Cole told U.S. senators during his April confirmation hearing that “it’ll be one of my first priorities” to review where the DEA is in the administrative process to reschedule cannabis upon being confirmed.

However, Cole provided no promises on the Schedule III proposal that was recommended by former President Joe Biden’s U.S. Department of Health and Human Services and published in the Federal Register after former Attorney General Merrick Garland signed off on a notice of proposed rulemaking. Biden’s DEA never backed the proposal.

While Mulrooney is retiring, his vacancy isn’t expected to further delay the cannabis rescheduling hearing process: That ball is currently in Cole’s court.

“Naturally, I wish all the parties the best in resolving this important issue in a fair, transparent, and accurate manner, and extend my heartfelt gratitude to the parties and their representatives for their sincere, diligent, and indefatigable advocacy,” Mulrooney wrote.

Mulrooney called attention to the DEA’s lack of transparency under the Biden administration early on in the hearing process, specifically pointing to former Administrator Anne Milgram’s secretive selection process for the 25 designated participants in October 2024.  

It took a lawsuit from a party that was excluded from the process to shed light on the DEA selections.
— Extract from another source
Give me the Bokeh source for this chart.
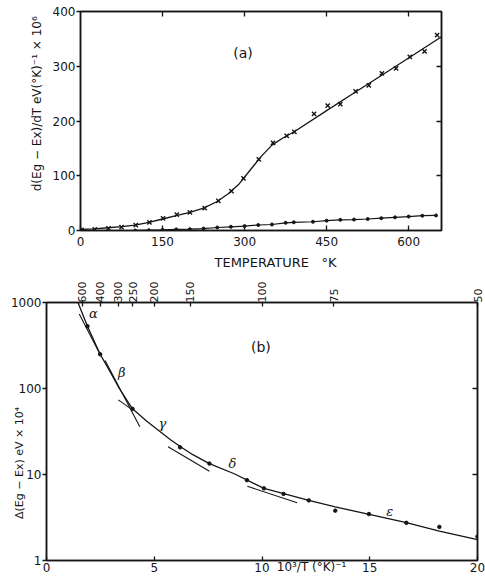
import math
from bokeh.plotting import figure
from bokeh.models import (Range1d, LinearAxis, LogAxis, FixedTicker, Label,
                          CustomJSTickFormatter, ColumnDataSource)
from bokeh.embed import file_html
from bokeh.resources import INLINE
from bokeh.core.properties import value

# ---------------- Panel (a) data ----------------
a_cross_t = [2, 26, 51, 75, 101, 126, 151, 176, 200, 227, 252, 276, 298, 326,
             352, 377, 391, 427, 452, 475, 503, 527, 551, 577, 602, 629, 652]
a_cross_v = [1, 2, 4, 6, 10, 15, 22, 29, 33, 41, 54, 72, 95, 130,
             160, 173, 180, 213, 228, 231, 254, 265, 287, 296, 317, 327, 357]
a_curve_t = [0, 25, 50, 75, 100, 125, 150, 175, 200, 225, 250, 270, 290, 310,
             330, 350, 370, 390, 450, 500, 550, 600, 660]
a_curve_v = [2, 3, 5, 7, 10, 15, 21, 27, 33, 41, 53, 67, 85, 110,
             135, 156, 169, 180, 219, 251, 283, 315, 354]
a_dot_t = [0, 25, 50, 75, 100, 125, 150, 175, 200, 225, 250, 275, 300, 325,
           350, 375, 390, 425, 450, 475, 500, 525, 550, 575, 600, 625, 650]
a_dot_v = [1, -1, -3, -2, 0, 0.6, 1.2, 2, 2.4, 3.6, 5.5, 6.8, 8, 10,
           11, 14, 15, 16, 18, 19.5, 20, 21, 22.5, 24, 25.5, 27, 27.5]
a_xticks = [0, 150, 300, 450, 600]
a_yticks = [0, 100, 200, 300, 400]

# ---------------- Panel (b) data ----------------
b_curve_x = [1.46, 1.9, 2.49, 2.95, 3.38, 3.99, 4.64, 5.1, 5.74, 6.22, 6.79,
             7.56, 8.71, 10.09, 11.01, 12.17, 13.4, 15.08, 16.7, 18.23, 20.0]
b_curve_y = [1000, 530, 250, 157, 100, 58, 42, 34, 25.5, 21, 17,
             13.4, 10.2, 6.9, 6.0, 5.0, 4.2, 3.4, 2.75, 2.2, 1.75]
b_dot_x = [1.9, 2.49, 3.99, 6.2, 7.56, 9.3, 10.09, 11.0, 12.17, 13.4, 14.96,
           16.7, 18.23, 20.0]
b_dot_y = [530, 250, 58, 20.7, 13.4, 8.6, 6.9, 5.95, 5.0, 3.8, 3.47,
           2.74, 2.46, 1.9]
# tangent segments (x0, y0, x1, y1)
b_seg_x0 = [1.52, 2.72, 3.33, 5.64, 9.32]
b_seg_y0 = [733, 211, 73.8, 21.0, 7.3]
b_seg_x1 = [2.49, 4.33, 4.01, 7.56, 11.63]
b_seg_y1 = [248, 35.8, 56, 10.9, 4.69]
b_greek = ["α", "β", "γ", "δ", "ε"]
b_greek_x = [2.18, 3.49, 5.38, 8.63, 15.93]
b_greek_y = [742, 153, 39, 13.5, 3.76]
b_xticks = [0, 5, 10, 15, 20]
b_yticks = [1, 10, 100, 1000]
b_top_T = [600, 400, 300, 250, 200, 150, 100, 75, 50]

FONT = "DejaVu Sans"
INK = "#151515"
NB = "\u00a0"


def style_axis(ax, tin, tout, size="12px", standoff=2):
    ax.axis_line_color = INK
    ax.axis_line_width = 1.5
    ax.major_tick_line_color = INK
    ax.major_tick_line_width = 1.3
    ax.major_tick_in = tin
    ax.major_tick_out = tout
    ax.minor_tick_line_color = None
    ax.major_label_text_font = FONT
    ax.major_label_text_font_size = size
    ax.major_label_text_color = INK
    ax.major_label_standoff = standoff


def style_label(ax, text, standoff, size="12px"):
    ax.axis_label = text
    ax.axis_label_text_font = FONT
    ax.axis_label_text_font_style = "normal"
    ax.axis_label_text_font_size = size
    ax.axis_label_text_color = INK
    ax.axis_label_standoff = standoff


blank = CustomJSTickFormatter(code="return '';")

# ---------------- Figure (a) ----------------
pa = figure(width=485, height=278, x_range=Range1d(0, 660), y_range=Range1d(0, 400),
            output_backend="svg", toolbar_location=None,
            min_border_left=80, min_border_right=44, min_border_top=11, min_border_bottom=48)
pa.grid.visible = False
pa.outline_line_color = INK
pa.outline_line_width = 1.5

pa.xaxis.ticker = FixedTicker(ticks=a_xticks)
pa.yaxis.ticker = FixedTicker(ticks=a_yticks)
style_axis(pa.xaxis[0], 5, 0, standoff=6)
style_axis(pa.yaxis[0], 0, 4, standoff=1)
style_label(pa.xaxis[0], NB * 7 + "TEMPERATURE" + NB * 3 + "°K", 6, size="13px")
style_label(pa.yaxis[0], NB * 10 + "d(Eg − Ex)/dT  eV(°K)⁻¹ × 10⁶", 6)

top_a = LinearAxis(ticker=FixedTicker(ticks=a_xticks[1:]), formatter=blank)
style_axis(top_a, 5, 0, size="1px", standoff=0)
pa.add_layout(top_a, "above")
right_a = LinearAxis(ticker=FixedTicker(ticks=a_yticks[1:-1]), formatter=blank)
style_axis(right_a, 5, 0, size="1px", standoff=0)
pa.add_layout(right_a, "right")

pa.line(a_curve_t, a_curve_v, line_color=INK, line_width=1.3)
pa.scatter(a_cross_t, a_cross_v, marker="x", size=6, line_color=INK, line_width=1.4)
pa.line(a_dot_t, a_dot_v, line_color=INK, line_width=1.2)
pa.scatter(a_dot_t, a_dot_v, marker="circle", size=3, fill_color=INK, line_color=INK)

pa.add_layout(Label(x=297, y=325, text="(a)", text_font=FONT, text_font_size="14px",
                    text_color=INK, text_align="center", text_baseline="middle"))

# ---------------- Figure (b) ----------------
pb = figure(width=485, height=300, x_range=Range1d(0, 20), y_range=Range1d(1, 1000),
            y_axis_type="log", output_backend="svg", toolbar_location=None,
            min_border_left=46, min_border_right=8, min_border_top=21, min_border_bottom=18)
pb.grid.visible = False
pb.outline_line_color = INK
pb.outline_line_width = 1.5

pb.xaxis.ticker = FixedTicker(ticks=b_xticks)
pb.yaxis.ticker = FixedTicker(ticks=b_yticks)
pb.yaxis.formatter = CustomJSTickFormatter(code="return String(Math.round(tick));")
style_axis(pb.xaxis[0], 4, 0, standoff=2)
style_axis(pb.yaxis[0], 0, 4, standoff=1)
style_label(pb.yaxis[0], "Δ(Eg − Ex) eV × 10⁴" + NB * 18, -18, size="11px")
style_label(pb.xaxis[0], NB * 26 + "10³/T (°K)⁻¹", -15)

top_b = LinearAxis(ticker=FixedTicker(ticks=[1000.0 / t for t in b_top_T]),
                   formatter=CustomJSTickFormatter(code="return String(Math.round(1000/tick));"))
style_axis(top_b, 4, 0, size="11px", standoff=0)
top_b.major_label_orientation = math.pi / 2
pb.add_layout(top_b, "above")
right_b = LogAxis(ticker=FixedTicker(ticks=[10, 100]), formatter=blank)
style_axis(right_b, 5, 0, size="1px", standoff=0)
pb.add_layout(right_b, "right")

pb.line(b_curve_x, b_curve_y, line_color=INK, line_width=1.3)
pb.segment(x0=b_seg_x0, y0=b_seg_y0, x1=b_seg_x1, y1=b_seg_y1, line_color=INK, line_width=1.1)
pb.scatter(b_dot_x, b_dot_y, marker="circle", size=3.5, fill_color=INK, line_color=INK)
gsrc = ColumnDataSource(dict(x=b_greek_x, y=b_greek_y, t=b_greek))
pb.text(x="x", y="y", text="t", source=gsrc, text_font=value("DejaVu Serif"),
        text_font_style="italic", text_font_size="13px", text_color=INK,
        text_align="center", text_baseline="middle")

pb.add_layout(Label(x=9.95, y=306, text="(b)", text_font=FONT, text_font_size="14px",
                    text_color=INK, text_align="center", text_baseline="middle"))

open("out.html", "w").write(file_html([pa, pb], INLINE))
The lawsuit provided a record that the DEA sent “cure letters” to several anti-rescheduling entities, providing them the opportunity to submit supplemental information showing that they met the “interested person” status under the Administrative Procedure Act.

“The government’s failure to acknowledge in any way the gravity of the highest levels of its organization allegedly reaching out to help one of the potential DPs fortify its application to ease the task of justifying its apparently pre-made determination for appeal demonstrates an arrogant overconfidence that may not serve it well in the future,” Mulrooney wrote in his January order granting the interlocutory appeal.